::: Data segment :::

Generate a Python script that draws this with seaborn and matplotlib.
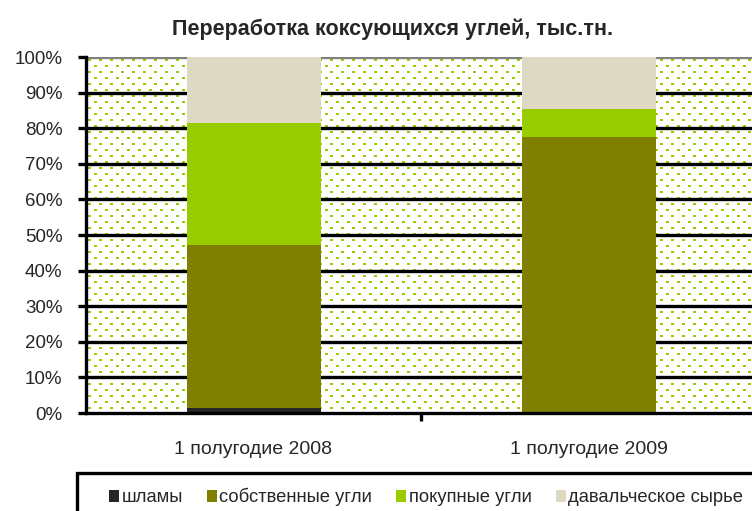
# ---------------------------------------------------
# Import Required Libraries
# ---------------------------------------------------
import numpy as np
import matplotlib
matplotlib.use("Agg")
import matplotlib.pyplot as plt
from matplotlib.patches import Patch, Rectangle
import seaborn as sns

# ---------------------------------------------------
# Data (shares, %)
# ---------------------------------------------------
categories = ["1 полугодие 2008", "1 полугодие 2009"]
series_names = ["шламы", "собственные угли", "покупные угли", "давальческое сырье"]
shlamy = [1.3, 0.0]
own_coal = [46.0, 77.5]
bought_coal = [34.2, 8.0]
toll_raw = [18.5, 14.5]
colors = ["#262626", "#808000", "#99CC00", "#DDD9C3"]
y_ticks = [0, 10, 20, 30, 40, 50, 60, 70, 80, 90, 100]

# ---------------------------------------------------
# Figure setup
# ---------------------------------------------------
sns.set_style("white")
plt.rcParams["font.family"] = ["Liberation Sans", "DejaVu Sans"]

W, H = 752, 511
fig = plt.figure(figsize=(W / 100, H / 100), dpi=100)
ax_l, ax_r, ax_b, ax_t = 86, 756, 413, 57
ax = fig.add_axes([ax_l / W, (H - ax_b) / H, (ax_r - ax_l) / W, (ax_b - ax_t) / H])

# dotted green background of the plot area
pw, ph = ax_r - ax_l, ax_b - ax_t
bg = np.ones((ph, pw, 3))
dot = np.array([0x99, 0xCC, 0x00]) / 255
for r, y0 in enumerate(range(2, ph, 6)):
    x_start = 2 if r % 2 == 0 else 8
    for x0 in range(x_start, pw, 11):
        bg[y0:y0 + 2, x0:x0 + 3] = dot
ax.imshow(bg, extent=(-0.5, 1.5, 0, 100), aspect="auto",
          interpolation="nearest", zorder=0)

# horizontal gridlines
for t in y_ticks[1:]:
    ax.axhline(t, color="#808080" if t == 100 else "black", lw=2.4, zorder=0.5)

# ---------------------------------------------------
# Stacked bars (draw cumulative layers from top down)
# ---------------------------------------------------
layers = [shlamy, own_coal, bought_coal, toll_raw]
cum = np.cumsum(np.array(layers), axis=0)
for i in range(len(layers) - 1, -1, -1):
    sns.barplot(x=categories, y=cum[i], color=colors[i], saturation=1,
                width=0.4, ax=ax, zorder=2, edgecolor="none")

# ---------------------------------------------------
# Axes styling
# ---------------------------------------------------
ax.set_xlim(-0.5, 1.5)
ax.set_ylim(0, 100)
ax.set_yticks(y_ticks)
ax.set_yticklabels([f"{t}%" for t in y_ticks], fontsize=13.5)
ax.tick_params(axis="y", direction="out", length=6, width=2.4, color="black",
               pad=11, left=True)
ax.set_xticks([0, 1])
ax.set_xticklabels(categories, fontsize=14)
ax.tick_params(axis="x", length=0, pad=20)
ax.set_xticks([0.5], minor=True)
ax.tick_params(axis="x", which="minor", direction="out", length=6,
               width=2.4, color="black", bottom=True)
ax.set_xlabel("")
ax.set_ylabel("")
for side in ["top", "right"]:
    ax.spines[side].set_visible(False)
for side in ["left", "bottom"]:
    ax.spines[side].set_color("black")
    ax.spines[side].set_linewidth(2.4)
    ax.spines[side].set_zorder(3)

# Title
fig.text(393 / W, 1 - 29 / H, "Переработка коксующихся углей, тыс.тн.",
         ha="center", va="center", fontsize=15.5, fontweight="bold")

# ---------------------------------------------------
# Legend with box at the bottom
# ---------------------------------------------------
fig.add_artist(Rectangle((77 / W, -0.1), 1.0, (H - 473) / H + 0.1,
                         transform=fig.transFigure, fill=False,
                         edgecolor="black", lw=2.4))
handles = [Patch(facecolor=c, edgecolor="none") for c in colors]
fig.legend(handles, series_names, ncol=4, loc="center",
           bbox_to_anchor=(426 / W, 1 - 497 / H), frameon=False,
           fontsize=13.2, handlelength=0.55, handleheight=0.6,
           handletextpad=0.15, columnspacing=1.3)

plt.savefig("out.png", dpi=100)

:::

■ **Task directions**: Exactly restate the lines from the beginning of the data through the line with "import seaborn as sns", and no others, keeping pictures out.

■ **Full answer**:
Generate a Python script that draws this with seaborn and matplotlib.
# ---------------------------------------------------
# Import Required Libraries
# ---------------------------------------------------
import numpy as np
import matplotlib
matplotlib.use("Agg")
import matplotlib.pyplot as plt
from matplotlib.patches import Patch, Rectangle
import seaborn as sns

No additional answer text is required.